- Goal -
Retype the whole listing, please, keeping every line exact and dropping the pictures.

--- start Dataset excerpt ---

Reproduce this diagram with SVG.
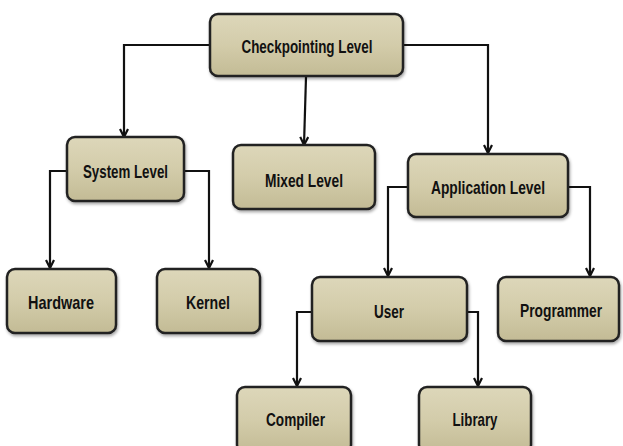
<svg xmlns="http://www.w3.org/2000/svg" width="623" height="446" viewBox="0 0 623 446">
<defs>
<linearGradient id="g" x1="0" y1="0" x2="0" y2="1">
<stop offset="0" stop-color="#ddd7ba"/>
<stop offset="0.5" stop-color="#d3ccaa"/>
<stop offset="1" stop-color="#c3bb95"/>
</linearGradient>
<filter id="sh" x="-10%" y="-10%" width="120%" height="130%">
<feDropShadow dx="1" dy="2" stdDeviation="1.5" flood-color="#000" flood-opacity="0.35"/>
</filter>
<marker id="ar" viewBox="0 0 10 10" refX="9" refY="5" markerWidth="10" markerHeight="10" markerUnits="userSpaceOnUse" orient="auto">
<path d="M1,1 L9,5 L1,9" fill="none" stroke="#111" stroke-width="2.2"/>
</marker>
<style>
.box{fill:url(#g);stroke:#222;stroke-width:2.5;filter:url(#sh)}
.t{font-family:"Liberation Sans",Arial,sans-serif;font-weight:bold;font-size:19px;fill:#111;text-anchor:middle;dominant-baseline:central}
.c{fill:none;stroke:#111;stroke-width:2.2}
</style>
</defs>
<rect width="623" height="446" fill="#fff"/>
<g id="connectors">
<path class="c" d="M210,45 H124 V137" marker-end="url(#ar)"/>
<path class="c" d="M403,45 H488 V153" marker-end="url(#ar)"/>
<path class="c" d="M306,77 L304,145" marker-end="url(#ar)"/>
<path class="c" d="M67,171 H50 V268" marker-end="url(#ar)"/>
<path class="c" d="M184,171 H209 V268" marker-end="url(#ar)"/>
<path class="c" d="M408,187 H388 V276" marker-end="url(#ar)"/>
<path class="c" d="M568,187 H590 V276" marker-end="url(#ar)"/>
<path class="c" d="M312,312 H297 V386" marker-end="url(#ar)"/>
<path class="c" d="M467,312 H478 V386" marker-end="url(#ar)"/>
</g>
<g id="checkpointing">
<rect class="box" x="210" y="14" width="193" height="62" rx="8"/>
<text class="t" x="307" y="46" textLength="131" lengthAdjust="spacingAndGlyphs">Checkpointing Level</text>
</g>
<g id="system">
<rect class="box" x="67" y="137" width="117" height="64" rx="8"/>
<text class="t" x="125.5" y="171" textLength="85" lengthAdjust="spacingAndGlyphs">System Level</text>
</g>
<g id="mixed">
<rect class="box" x="233" y="145" width="142" height="64" rx="8"/>
<text class="t" x="304" y="180" textLength="78" lengthAdjust="spacingAndGlyphs">Mixed Level</text>
</g>
<g id="application">
<rect class="box" x="408" y="154" width="160" height="63" rx="8"/>
<text class="t" x="488" y="187" textLength="114" lengthAdjust="spacingAndGlyphs">Application Level</text>
</g>
<g id="hardware">
<rect class="box" x="7" y="269" width="109" height="64" rx="8"/>
<text class="t" x="61" y="302" textLength="66" lengthAdjust="spacingAndGlyphs">Hardware</text>
</g>
<g id="kernel">
<rect class="box" x="157" y="269" width="103" height="64" rx="8"/>
<text class="t" x="208" y="302" textLength="44" lengthAdjust="spacingAndGlyphs">Kernel</text>
</g>
<g id="user">
<rect class="box" x="312" y="277" width="155" height="64" rx="8"/>
<text class="t" x="389" y="311" textLength="30" lengthAdjust="spacingAndGlyphs">User</text>
</g>
<g id="programmer">
<rect class="box" x="498" y="277" width="121" height="64" rx="8"/>
<text class="t" x="561" y="311" style="font-size:18px" textLength="82" lengthAdjust="spacingAndGlyphs">Programmer</text>
</g>
<g id="compiler">
<rect class="box" x="237" y="387" width="114" height="66" rx="8"/>
<text class="t" x="295.5" y="419" textLength="59" lengthAdjust="spacingAndGlyphs">Compiler</text>
</g>
<g id="library">
<rect class="box" x="419" y="387" width="112" height="66" rx="8"/>
<text class="t" x="475" y="419" textLength="45" lengthAdjust="spacingAndGlyphs">Library</text>
</g>
</svg>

--- end Dataset excerpt ---

- Solved problem -
Reproduce this diagram with SVG.
<svg xmlns="http://www.w3.org/2000/svg" width="623" height="446" viewBox="0 0 623 446">
<defs>
<linearGradient id="g" x1="0" y1="0" x2="0" y2="1">
<stop offset="0" stop-color="#ddd7ba"/>
<stop offset="0.5" stop-color="#d3ccaa"/>
<stop offset="1" stop-color="#c3bb95"/>
</linearGradient>
<filter id="sh" x="-10%" y="-10%" width="120%" height="130%">
<feDropShadow dx="1" dy="2" stdDeviation="1.5" flood-color="#000" flood-opacity="0.35"/>
</filter>
<marker id="ar" viewBox="0 0 10 10" refX="9" refY="5" markerWidth="10" markerHeight="10" markerUnits="userSpaceOnUse" orient="auto">
<path d="M1,1 L9,5 L1,9" fill="none" stroke="#111" stroke-width="2.2"/>
</marker>
<style>
.box{fill:url(#g);stroke:#222;stroke-width:2.5;filter:url(#sh)}
.t{font-family:"Liberation Sans",Arial,sans-serif;font-weight:bold;font-size:19px;fill:#111;text-anchor:middle;dominant-baseline:central}
.c{fill:none;stroke:#111;stroke-width:2.2}
</style>
</defs>
<rect width="623" height="446" fill="#fff"/>
<g id="connectors">
<path class="c" d="M210,45 H124 V137" marker-end="url(#ar)"/>
<path class="c" d="M403,45 H488 V153" marker-end="url(#ar)"/>
<path class="c" d="M306,77 L304,145" marker-end="url(#ar)"/>
<path class="c" d="M67,171 H50 V268" marker-end="url(#ar)"/>
<path class="c" d="M184,171 H209 V268" marker-end="url(#ar)"/>
<path class="c" d="M408,187 H388 V276" marker-end="url(#ar)"/>
<path class="c" d="M568,187 H590 V276" marker-end="url(#ar)"/>
<path class="c" d="M312,312 H297 V386" marker-end="url(#ar)"/>
<path class="c" d="M467,312 H478 V386" marker-end="url(#ar)"/>
</g>
<g id="checkpointing">
<rect class="box" x="210" y="14" width="193" height="62" rx="8"/>
<text class="t" x="307" y="46" textLength="131" lengthAdjust="spacingAndGlyphs">Checkpointing Level</text>
</g>
<g id="system">
<rect class="box" x="67" y="137" width="117" height="64" rx="8"/>
<text class="t" x="125.5" y="171" textLength="85" lengthAdjust="spacingAndGlyphs">System Level</text>
</g>
<g id="mixed">
<rect class="box" x="233" y="145" width="142" height="64" rx="8"/>
<text class="t" x="304" y="180" textLength="78" lengthAdjust="spacingAndGlyphs">Mixed Level</text>
</g>
<g id="application">
<rect class="box" x="408" y="154" width="160" height="63" rx="8"/>
<text class="t" x="488" y="187" textLength="114" lengthAdjust="spacingAndGlyphs">Application Level</text>
</g>
<g id="hardware">
<rect class="box" x="7" y="269" width="109" height="64" rx="8"/>
<text class="t" x="61" y="302" textLength="66" lengthAdjust="spacingAndGlyphs">Hardware</text>
</g>
<g id="kernel">
<rect class="box" x="157" y="269" width="103" height="64" rx="8"/>
<text class="t" x="208" y="302" textLength="44" lengthAdjust="spacingAndGlyphs">Kernel</text>
</g>
<g id="user">
<rect class="box" x="312" y="277" width="155" height="64" rx="8"/>
<text class="t" x="389" y="311" textLength="30" lengthAdjust="spacingAndGlyphs">User</text>
</g>
<g id="programmer">
<rect class="box" x="498" y="277" width="121" height="64" rx="8"/>
<text class="t" x="561" y="311" style="font-size:18px" textLength="82" lengthAdjust="spacingAndGlyphs">Programmer</text>
</g>
<g id="compiler">
<rect class="box" x="237" y="387" width="114" height="66" rx="8"/>
<text class="t" x="295.5" y="419" textLength="59" lengthAdjust="spacingAndGlyphs">Compiler</text>
</g>
<g id="library">
<rect class="box" x="419" y="387" width="112" height="66" rx="8"/>
<text class="t" x="475" y="419" textLength="45" lengthAdjust="spacingAndGlyphs">Library</text>
</g>
</svg>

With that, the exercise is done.